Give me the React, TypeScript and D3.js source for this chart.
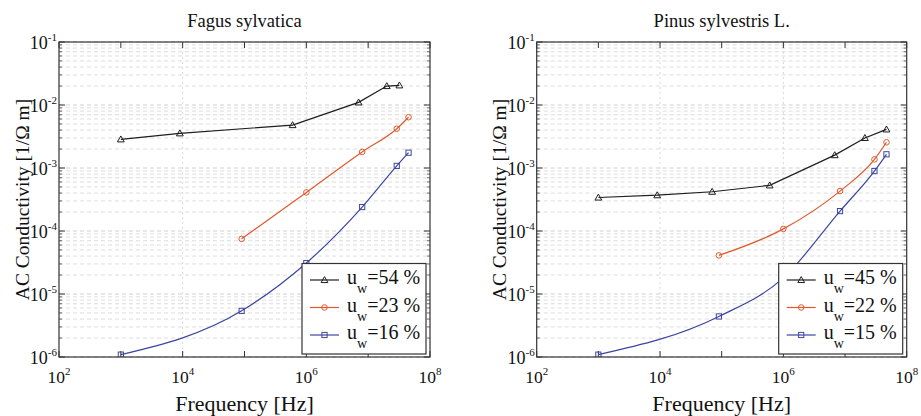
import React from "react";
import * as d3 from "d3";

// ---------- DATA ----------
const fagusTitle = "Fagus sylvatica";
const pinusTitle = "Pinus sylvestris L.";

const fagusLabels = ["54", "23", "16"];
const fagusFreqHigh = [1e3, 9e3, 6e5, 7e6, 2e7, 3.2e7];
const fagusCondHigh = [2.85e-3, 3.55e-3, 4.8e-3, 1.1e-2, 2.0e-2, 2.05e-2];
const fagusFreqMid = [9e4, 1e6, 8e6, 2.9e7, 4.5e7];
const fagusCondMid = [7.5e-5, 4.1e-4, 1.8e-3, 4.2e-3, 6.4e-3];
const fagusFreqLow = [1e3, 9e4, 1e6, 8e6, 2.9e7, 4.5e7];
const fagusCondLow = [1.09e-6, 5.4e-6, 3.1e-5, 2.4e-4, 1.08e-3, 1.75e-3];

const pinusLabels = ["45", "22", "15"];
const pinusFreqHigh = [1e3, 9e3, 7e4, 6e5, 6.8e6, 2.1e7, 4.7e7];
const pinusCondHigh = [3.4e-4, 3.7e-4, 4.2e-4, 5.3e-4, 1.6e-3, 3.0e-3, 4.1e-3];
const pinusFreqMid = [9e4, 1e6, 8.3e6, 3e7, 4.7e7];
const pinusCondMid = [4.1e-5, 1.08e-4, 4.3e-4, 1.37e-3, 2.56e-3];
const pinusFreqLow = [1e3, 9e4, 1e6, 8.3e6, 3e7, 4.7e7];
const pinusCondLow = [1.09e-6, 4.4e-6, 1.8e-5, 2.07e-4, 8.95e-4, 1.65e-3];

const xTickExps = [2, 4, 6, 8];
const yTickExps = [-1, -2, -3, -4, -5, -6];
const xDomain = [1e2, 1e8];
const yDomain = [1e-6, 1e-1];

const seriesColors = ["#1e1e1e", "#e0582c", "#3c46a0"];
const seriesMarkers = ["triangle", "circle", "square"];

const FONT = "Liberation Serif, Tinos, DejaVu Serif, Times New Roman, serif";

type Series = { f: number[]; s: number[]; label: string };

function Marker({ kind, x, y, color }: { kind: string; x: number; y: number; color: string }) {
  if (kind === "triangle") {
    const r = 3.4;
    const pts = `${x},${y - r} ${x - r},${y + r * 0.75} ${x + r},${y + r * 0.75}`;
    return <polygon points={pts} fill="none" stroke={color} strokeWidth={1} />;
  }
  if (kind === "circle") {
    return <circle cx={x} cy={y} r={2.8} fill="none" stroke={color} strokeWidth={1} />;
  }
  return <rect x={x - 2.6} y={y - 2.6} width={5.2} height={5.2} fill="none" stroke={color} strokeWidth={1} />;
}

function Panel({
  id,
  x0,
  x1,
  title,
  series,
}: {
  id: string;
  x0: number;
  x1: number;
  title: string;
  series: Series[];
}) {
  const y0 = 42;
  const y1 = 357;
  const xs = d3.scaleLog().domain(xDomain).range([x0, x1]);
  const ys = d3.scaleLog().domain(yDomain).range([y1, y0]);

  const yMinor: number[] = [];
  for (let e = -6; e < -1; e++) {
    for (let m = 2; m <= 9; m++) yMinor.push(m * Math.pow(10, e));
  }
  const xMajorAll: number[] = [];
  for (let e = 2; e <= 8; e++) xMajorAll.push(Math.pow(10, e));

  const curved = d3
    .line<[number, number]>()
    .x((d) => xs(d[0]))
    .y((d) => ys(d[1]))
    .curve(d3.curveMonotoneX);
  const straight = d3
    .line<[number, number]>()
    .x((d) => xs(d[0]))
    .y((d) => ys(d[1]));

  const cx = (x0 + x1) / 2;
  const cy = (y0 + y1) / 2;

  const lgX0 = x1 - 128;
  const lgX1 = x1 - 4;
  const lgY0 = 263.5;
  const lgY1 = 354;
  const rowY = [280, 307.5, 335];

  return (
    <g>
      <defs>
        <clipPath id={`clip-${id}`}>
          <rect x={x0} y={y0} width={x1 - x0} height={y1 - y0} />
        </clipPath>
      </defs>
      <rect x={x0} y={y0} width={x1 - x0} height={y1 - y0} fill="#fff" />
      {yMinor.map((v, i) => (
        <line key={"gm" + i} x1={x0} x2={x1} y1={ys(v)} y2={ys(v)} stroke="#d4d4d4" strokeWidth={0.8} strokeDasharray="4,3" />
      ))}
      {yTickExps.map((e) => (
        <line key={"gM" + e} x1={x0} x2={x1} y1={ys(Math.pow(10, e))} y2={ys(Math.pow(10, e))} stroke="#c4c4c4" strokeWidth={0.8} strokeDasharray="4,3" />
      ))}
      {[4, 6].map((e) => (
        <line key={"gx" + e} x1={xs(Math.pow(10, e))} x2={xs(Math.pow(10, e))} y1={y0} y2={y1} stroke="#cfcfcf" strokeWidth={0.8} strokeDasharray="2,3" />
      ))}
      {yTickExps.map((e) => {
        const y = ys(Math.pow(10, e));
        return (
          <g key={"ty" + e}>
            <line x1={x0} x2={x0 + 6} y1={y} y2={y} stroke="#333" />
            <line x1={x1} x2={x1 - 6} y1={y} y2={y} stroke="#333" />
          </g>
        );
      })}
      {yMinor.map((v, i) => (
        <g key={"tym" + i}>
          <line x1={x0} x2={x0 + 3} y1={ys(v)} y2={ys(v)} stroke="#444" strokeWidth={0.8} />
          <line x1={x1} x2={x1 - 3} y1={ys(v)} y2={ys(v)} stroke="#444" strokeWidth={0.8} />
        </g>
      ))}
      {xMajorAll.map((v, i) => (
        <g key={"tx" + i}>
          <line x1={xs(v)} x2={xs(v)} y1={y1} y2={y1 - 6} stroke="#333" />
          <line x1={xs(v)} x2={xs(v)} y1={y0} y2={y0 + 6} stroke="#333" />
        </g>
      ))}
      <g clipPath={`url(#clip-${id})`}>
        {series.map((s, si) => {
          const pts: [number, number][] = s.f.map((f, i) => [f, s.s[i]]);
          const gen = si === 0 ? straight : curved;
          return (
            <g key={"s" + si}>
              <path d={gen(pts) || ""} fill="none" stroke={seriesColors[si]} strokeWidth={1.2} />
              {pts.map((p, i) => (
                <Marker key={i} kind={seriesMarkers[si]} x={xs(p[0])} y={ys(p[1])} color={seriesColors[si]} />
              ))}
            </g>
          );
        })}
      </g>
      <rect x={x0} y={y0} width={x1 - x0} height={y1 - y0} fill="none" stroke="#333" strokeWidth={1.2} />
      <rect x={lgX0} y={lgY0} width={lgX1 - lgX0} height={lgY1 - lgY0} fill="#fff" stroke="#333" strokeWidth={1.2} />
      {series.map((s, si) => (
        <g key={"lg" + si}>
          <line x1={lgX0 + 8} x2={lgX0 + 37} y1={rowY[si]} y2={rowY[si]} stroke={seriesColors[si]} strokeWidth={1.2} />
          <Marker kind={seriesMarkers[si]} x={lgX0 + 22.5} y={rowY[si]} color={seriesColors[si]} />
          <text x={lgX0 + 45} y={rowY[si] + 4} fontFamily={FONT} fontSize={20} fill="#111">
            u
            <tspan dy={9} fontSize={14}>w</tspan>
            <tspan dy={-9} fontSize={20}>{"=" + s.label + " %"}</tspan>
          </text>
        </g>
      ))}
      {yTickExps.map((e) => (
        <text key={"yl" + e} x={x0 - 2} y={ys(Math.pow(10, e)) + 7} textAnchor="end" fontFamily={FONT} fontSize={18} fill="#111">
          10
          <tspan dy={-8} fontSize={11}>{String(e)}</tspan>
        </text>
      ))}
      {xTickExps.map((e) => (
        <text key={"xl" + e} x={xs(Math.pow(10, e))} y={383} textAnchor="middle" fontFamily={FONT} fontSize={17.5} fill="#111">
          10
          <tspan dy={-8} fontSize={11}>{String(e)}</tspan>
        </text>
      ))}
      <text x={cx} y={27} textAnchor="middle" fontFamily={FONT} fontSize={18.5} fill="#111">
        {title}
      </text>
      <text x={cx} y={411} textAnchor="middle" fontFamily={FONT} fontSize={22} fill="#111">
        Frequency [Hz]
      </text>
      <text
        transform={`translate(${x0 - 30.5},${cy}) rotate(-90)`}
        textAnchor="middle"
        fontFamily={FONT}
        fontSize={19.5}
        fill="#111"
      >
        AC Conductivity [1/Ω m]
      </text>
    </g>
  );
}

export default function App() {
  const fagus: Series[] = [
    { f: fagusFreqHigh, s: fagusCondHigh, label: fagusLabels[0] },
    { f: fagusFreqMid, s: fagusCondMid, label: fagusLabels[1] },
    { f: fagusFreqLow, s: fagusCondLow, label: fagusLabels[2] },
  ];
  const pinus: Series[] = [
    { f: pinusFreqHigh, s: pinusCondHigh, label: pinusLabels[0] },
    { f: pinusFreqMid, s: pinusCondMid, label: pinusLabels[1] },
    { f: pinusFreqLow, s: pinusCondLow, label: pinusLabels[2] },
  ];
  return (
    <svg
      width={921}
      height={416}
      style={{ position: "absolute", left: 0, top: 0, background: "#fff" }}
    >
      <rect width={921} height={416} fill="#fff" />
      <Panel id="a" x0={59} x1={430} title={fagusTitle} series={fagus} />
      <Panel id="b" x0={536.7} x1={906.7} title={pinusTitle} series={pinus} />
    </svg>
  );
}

-- Your instructions --
Your task is to reproduce exactly the lines from the start of the data above through the line containing "2.4e-4, 1.08e-3, 1.75e-3];", leaving every picture out.

-- Task solution --
Give me the React, TypeScript and D3.js source for this chart.
import React from "react";
import * as d3 from "d3";

// ---------- DATA ----------
const fagusTitle = "Fagus sylvatica";
const pinusTitle = "Pinus sylvestris L.";

const fagusLabels = ["54", "23", "16"];
const fagusFreqHigh = [1e3, 9e3, 6e5, 7e6, 2e7, 3.2e7];
const fagusCondHigh = [2.85e-3, 3.55e-3, 4.8e-3, 1.1e-2, 2.0e-2, 2.05e-2];
const fagusFreqMid = [9e4, 1e6, 8e6, 2.9e7, 4.5e7];
const fagusCondMid = [7.5e-5, 4.1e-4, 1.8e-3, 4.2e-3, 6.4e-3];
const fagusFreqLow = [1e3, 9e4, 1e6, 8e6, 2.9e7, 4.5e7];
const fagusCondLow = [1.09e-6, 5.4e-6, 3.1e-5, 2.4e-4, 1.08e-3, 1.75e-3];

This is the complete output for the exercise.